— Begin —

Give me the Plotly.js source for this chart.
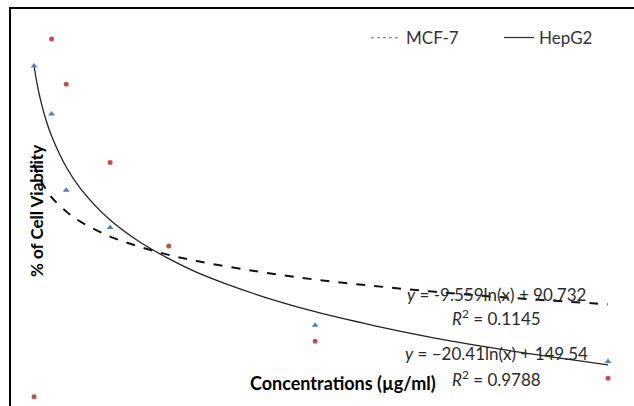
<!DOCTYPE html>
<html>
<head>
<meta charset="utf-8">
<script src="https://cdn.plot.ly/plotly-3.0.1.min.js"></script>
<style>
  html, body { margin: 0; padding: 0; background: #fff; }
  #chart { width: 634px; height: 406px; }
</style>
</head>
<body>
<div id="chart"></div>
<script>
// Concentrations (µg/ml)
const concMCF7 = [20, 50, 75, 150, 250, 500, 1000];
const viabMCF7 = [0, 95.6, 83.5, 62.6, 40.3, 14.8, 4.9];

const concHepG2 = [20, 50, 75, 150, 500, 1000];
const viabHepG2 = [88.4, 75.6, 55.2, 45.2, 19.1, 9.4];

// Logarithmic trend lines
const trendX      = [20, 25, 30, 35, 40, 50, 75, 100, 150, 200, 250, 300, 400, 500, 600, 700, 800, 900, 1000];
const trendMCF7   = [62.1, 60.0, 58.2, 56.8, 55.5, 53.3, 49.5, 46.7, 42.8, 40.1, 37.9, 36.2, 33.5, 31.3, 29.6, 28.1, 26.8, 25.7, 24.7];
const trendHepG2  = [88.4, 83.8, 80.1, 77.0, 74.2, 69.7, 61.4, 55.5, 47.2, 41.4, 36.9, 33.1, 27.3, 22.7, 19.0, 15.8, 13.1, 10.7, 8.5];

const legendNames = ["MCF-7", "HepG2"];
const eqMCF7  = "<i>y</i> = -9.559ln(x) + 90.732";
const r2MCF7  = "<i>R</i><sup>2</sup> = 0.1145";
const eqHepG2 = "<i>y</i> = \u221220.41ln(x) + 149.54";
const r2HepG2 = "<i>R</i><sup>2</sup> = 0.9788";
const xTitle = "Concentrations (\u00b5g/ml)";
const yTitle = "% of Cell Viability";

const FONT = "Lato, 'Open Sans', sans-serif";

const traces = [
  { x: trendX, y: trendMCF7, mode: "lines", line: { color: "#111", width: 2, dash: "dash", shape: "spline" }, showlegend: false, hoverinfo: "skip" },
  { x: trendX, y: trendHepG2, mode: "lines", line: { color: "#222", width: 1.3, shape: "spline" }, showlegend: false, hoverinfo: "skip" },
  { x: concMCF7, y: viabMCF7, mode: "markers", marker: { symbol: "circle", size: 5, color: "#C0504D" }, showlegend: false },
  { x: concHepG2, y: viabHepG2, mode: "markers", marker: { symbol: "triangle-up", size: 6, color: "#4F81BD" }, showlegend: false },
  { x: [null], y: [null], mode: "lines", name: legendNames[0], line: { color: "#888", width: 1.2, dash: "dot" } },
  { x: [null], y: [null], mode: "lines", name: legendNames[1], line: { color: "#333", width: 1.3 } }
];

function ann(text, x, y, size, opts) {
  return Object.assign({ text: text, x: x, y: y, xref: "paper", yref: "paper", showarrow: false,
    xanchor: "center", yanchor: "middle", font: { family: FONT, size: size, color: "#2a2a2a" } }, opts || {});
}

const layout = {
  width: 634, height: 406,
  margin: { l: 11, r: 0, t: 9, b: 0, pad: 0 },
  paper_bgcolor: "#fff", plot_bgcolor: "#fff",
  xaxis: { range: [-19.3, 1044.4], side: "top", showline: true, linecolor: "#000", linewidth: 2,
           showgrid: false, zeroline: false, showticklabels: false, ticks: "" },
  yaxis: { range: [-2.5, 103.64], showline: true, linecolor: "#000", linewidth: 2,
           showgrid: false, zeroline: false, showticklabels: false, ticks: "" },
  showlegend: true,
  legend: { orientation: "h", x: 0.5698, y: 0.927, xanchor: "left", yanchor: "middle",
            font: { family: FONT, size: 17, color: "#333" }, bgcolor: "rgba(0,0,0,0)",
            entrywidth: 88, entrywidthmode: "pixels" },
  annotations: [
    ann(eqMCF7, 0.780, 0.2796, 17),
    ann(r2MCF7, 0.780, 0.2217, 17),
    ann(eqHepG2, 0.780, 0.1310, 17),
    ann(r2HepG2, 0.780, 0.0705, 17),
    ann("<b>" + xTitle + "</b>", 0.533, 0.058, 18, { font: { family: FONT, size: 18, color: "#000" } }),
    ann("<b>" + yTitle + "</b>", 0.0401, 0.491, 17, { textangle: -90, font: { family: FONT, size: 17, color: "#000" } })
  ]
};

Plotly.newPlot("chart", traces, layout, { displayModeBar: false, staticPlot: true });
</script>
</body>
</html>
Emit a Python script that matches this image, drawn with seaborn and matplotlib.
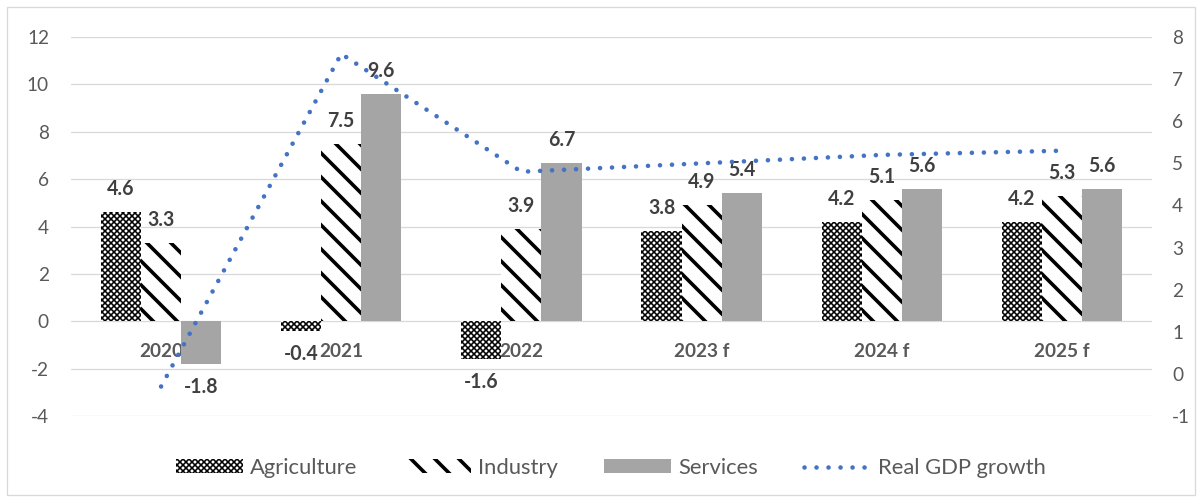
import matplotlib
matplotlib.use("Agg")
import matplotlib.pyplot as plt
from matplotlib.patches import Rectangle
import numpy as np
import pandas as pd
import seaborn as sns

years = ["2020", "2021", "2022", "2023 f", "2024 f", "2025 f"]
sectors = ["Agriculture", "Industry", "Services"]
agriculture = [4.6, -0.4, -1.6, 3.8, 4.2, 4.2]
industry = [3.3, 7.5, 3.9, 4.9, 5.1, 5.3]
services = [-1.8, 9.6, 6.7, 5.4, 5.6, 5.6]
gdp_growth = [-0.3, 7.6, 4.8, 5.0, 5.2, 5.3]

left_ticks = list(range(-4, 13, 2))
right_ticks = list(range(-1, 9))

TXT = "#595959"
LBL = "#404040"
GRID = "#D9D9D9"
BLUE = "#4472C4"
GREY = "#A5A5A5"
FS = 19

sns.set_style("white")
plt.rcParams["font.family"] = ["Lato", "DejaVu Sans"]
plt.rcParams["axes.unicode_minus"] = False

df = pd.DataFrame({
    "year": years * 3,
    "sector": np.repeat(sectors, len(years)),
    "value": agriculture + industry + services,
})

DPI = 72
W, H = 1202, 502
fig = plt.figure(figsize=(W / DPI, H / DPI), dpi=DPI)
ax = fig.add_axes([71 / W, 1 - 416 / H, (1152 - 71) / W, (416 - 37) / H])

sns.barplot(data=df, x="year", y="value", hue="sector", order=years,
            hue_order=sectors,
            palette={"Agriculture": "white", "Industry": "white", "Services": GREY},
            saturation=1, width=0.667, edgecolor="black", linewidth=0,
            legend=False, ax=ax)

hatches = ["xxxx", "\\", None]
hatch_lw = [1.6, 3.6, 0.5]


def style_patch(p, h, hlw):
    if h:
        p.set_hatch(h)
    if hasattr(p, "set_hatch_linewidth"):
        p.set_hatch_linewidth(hlw)


for cont, h, hlw in zip(ax.containers, hatches, hatch_lw):
    for p in cont:
        style_patch(p, h, hlw)
    ax.bar_label(cont, fmt="%.1f", padding=13, fontsize=FS + 0.5,
                 fontweight="bold", color=LBL)

ax.set_ylim(-4, 12)
ax.set_yticks(left_ticks)
ax.set_xlim(-0.5, len(years) - 0.5)
ax.yaxis.grid(True, color=GRID, lw=1.3)
ax.set_axisbelow(True)
for s in ax.spines.values():
    s.set_visible(False)
ax.spines["bottom"].set_position(("data", 0))
ax.tick_params(axis="x", length=0, pad=22, labelsize=FS, labelcolor=TXT)
ax.tick_params(axis="y", length=0, pad=22, labelsize=FS, labelcolor=TXT)
for t in ax.get_xticklabels():
    t.set_fontweight("bold")
ax.set_xlabel("")
ax.set_ylabel("")

ax2 = ax.twinx()
sns.lineplot(x=np.arange(len(years)), y=gdp_growth, ax=ax2, color=BLUE,
             lw=4.6, linestyle=(0, (0.01, 2.6)), dash_capstyle="round",
             label="Real GDP growth", legend=False)
ax2.set_ylim(-1, 8)
ax2.set_yticks(right_ticks)
ax2.set_xlim(-0.5, len(years) - 0.5)
for s in ax2.spines.values():
    s.set_visible(False)
ax2.tick_params(axis="y", length=0, pad=20, labelsize=FS, labelcolor=TXT)
ax2.set_ylabel("")

handles = list(ax.containers) + [ax2.lines[0]]
labels = sectors + ["Real GDP growth"]
leg = fig.legend(handles, labels, loc="center",
                 bbox_to_anchor=(611 / W, 1 - 468 / H),
                 ncol=4, frameon=False, fontsize=22, labelcolor=TXT,
                 handlelength=3.05, handleheight=0.62, handletextpad=0.32,
                 columnspacing=2.1)
for p, h, hlw in zip(leg.get_patches(), hatches, hatch_lw):
    style_patch(p, h, hlw)

fig.add_artist(Rectangle((7 / W, 7 / H), 1188 / W, 488 / H,
                         transform=fig.transFigure, fill=False,
                         edgecolor=GRID, lw=1.3))

fig.savefig("out.png", dpi=DPI)
plt.close(fig)
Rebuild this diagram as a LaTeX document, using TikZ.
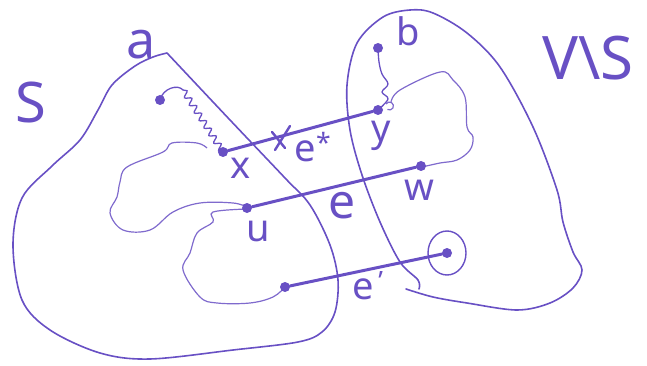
\documentclass[tikz,border=0pt]{standalone}
\usepackage{fontspec}
\setmainfont{Noto Sans}
\usetikzlibrary{decorations.pathmorphing}
\definecolor{ink}{RGB}{104,80,196}
\begin{document}
\begin{tikzpicture}[x=1pt,y=-1pt,
  region/.style={draw=ink, line width=1.6pt, line cap=round, line join=round},
  edgeline/.style={draw=ink, line width=3pt, line cap=round},
  blob/.style={draw=ink!85, line width=1.2pt, line join=round},
  dot/.style={circle, fill=ink, inner sep=0pt, minimum size=10pt},
  lbl/.style={text=ink, inner sep=0pt, font=\fontsize{38}{38}\selectfont},
  biglbl/.style={text=ink, inner sep=0pt, font=\fontsize{56}{56}\selectfont},
  wavy/.style={draw=ink, line width=1.3pt, line cap=round, decorate, decoration={snake, amplitude=3pt, segment length=9pt}}
]
\useasboundingbox (0,0) rectangle (647,366);

% region S
\draw[region] plot[smooth, tension=0.55] coordinates {(167,53) (230,120) (285,178) (310,205) (330,245) (338,280) (335,312) (322,332) (298,342) (233,350) (150,359) (100,353) (50,330) (22,300) (13,245) (22,198) (52,166) (80,140) (98,110) (112,85) (135,66) (153,57) (167,53)};

% region V\S
\draw[region] plot[smooth, tension=0.55] coordinates {(419,289) (418,280) (400,262) (380,222) (362,175) (350,130) (347,85) (357,43) (383,17) (410,10) (433,13) (467,33) (500,67) (533,127) (557,190) (563,222) (573,252) (582,270) (573,288) (550,303) (517,310) (467,303) (433,297) (406,289)};

% inner blobs
\draw[blob] plot[smooth, tension=0.6] coordinates {(207,148) (197,143) (172,143) (163,152) (127,167) (120,182) (117,197) (110,213) (123,230) (150,230) (173,212) (200,203) (233,203) (247,207)};
\draw[blob] plot[smooth, tension=0.6] coordinates {(247,209) (213,212) (213,222) (197,233) (190,253) (183,270) (200,297) (217,303) (250,303) (273,297) (285,287)};
\draw[blob] plot[smooth, tension=0.6] coordinates {(391,102) (400,90) (440,72) (453,80) (465,97) (467,127) (473,137) (470,150) (457,160) (440,163) (422,167)};

% vertices
\coordinate (aV) at (167,53);
\node[dot] (p) at (160,100) {};
\node[dot] (x) at (223,152) {};
\node[dot] (y) at (378,110) {};
\node[dot] (b) at (378,48) {};
\node[dot] (u) at (247,208) {};
\node[dot] (w) at (421,166) {};
\node[dot] (s1) at (285,287) {};
\node[dot] (t1) at (447,253) {};
\draw[region, line width=1.4pt] (t1) ellipse [x radius=19pt, y radius=22pt];

% small hook near y
\draw[blob] (386,104) arc[start angle=150, end angle=-120, radius=4pt];

% wavy paths
\draw[region, line width=1.3pt] (p.center) .. controls (163,88) and (178,84) .. (183,90);
\draw[wavy] (183,90) -- (x.center);
\draw[region, line width=1.3pt] plot[smooth, tension=0.6] coordinates {(378,48) (379,62) (382,74) (388,84) (382,92) (388,99) (378,110)};

% edges
\draw[edgeline] (x) -- (y);
\draw[edgeline] (u) -- (w);
\draw[edgeline] (s1) -- (t1);

% cross mark on e*
\draw[edgeline, line width=2.4pt] (272,132) -- (285,148);
\draw[edgeline, line width=2.4pt] (290,126) -- (275,150);

% labels
\node[lbl, font=\fontsize{52}{52}\selectfont] (la) at (141,45) {a};
\node[biglbl] (lS) at (31,103) {S};
\node[biglbl, font=\fontsize{60}{60}\selectfont] (lVS) at (588,58) {V\textbackslash S};
\node[lbl] (lb) at (408,31) {b};
\node[lbl] (lx) at (241,168) {x};
\node[lbl] (ly) at (381,136) {y};
\node[lbl] (lestar) at (313,147) {e\textsuperscript{*}};
\node[lbl] (lu) at (258,232) {u};
\node[lbl] (lw) at (419,190) {w};
\node[lbl, font=\fontsize{48}{48}\selectfont] (le) at (342,206) {e};
\node[lbl] (lep) at (368,286) {e\textsuperscript{\,\textquoteright}};
\end{tikzpicture}
\end{document}
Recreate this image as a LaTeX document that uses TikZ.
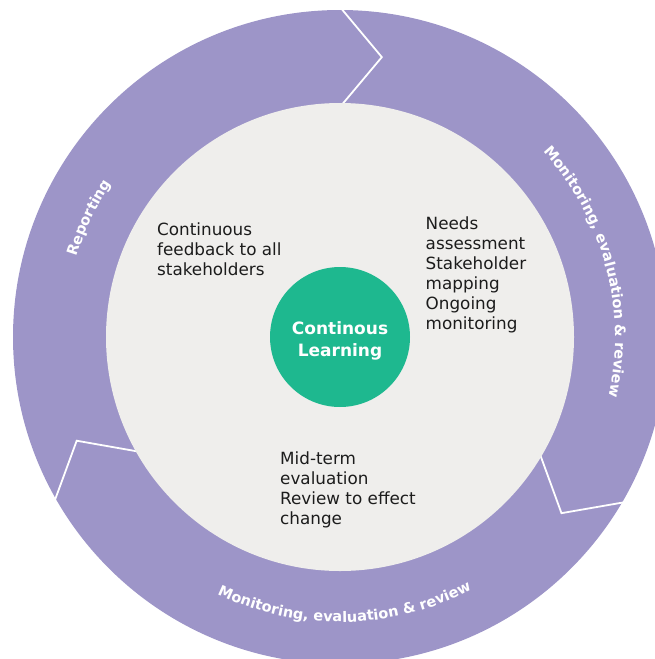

— End —

▶ CHALLENGE
Using the records above, gather all lines where the string "that" is present.

▶ ANSWER FOR THE TASK
Emit a Python script that matches this image, drawn with seaborn and matplotlib.
Recreate this image as a LaTeX document that uses TikZ.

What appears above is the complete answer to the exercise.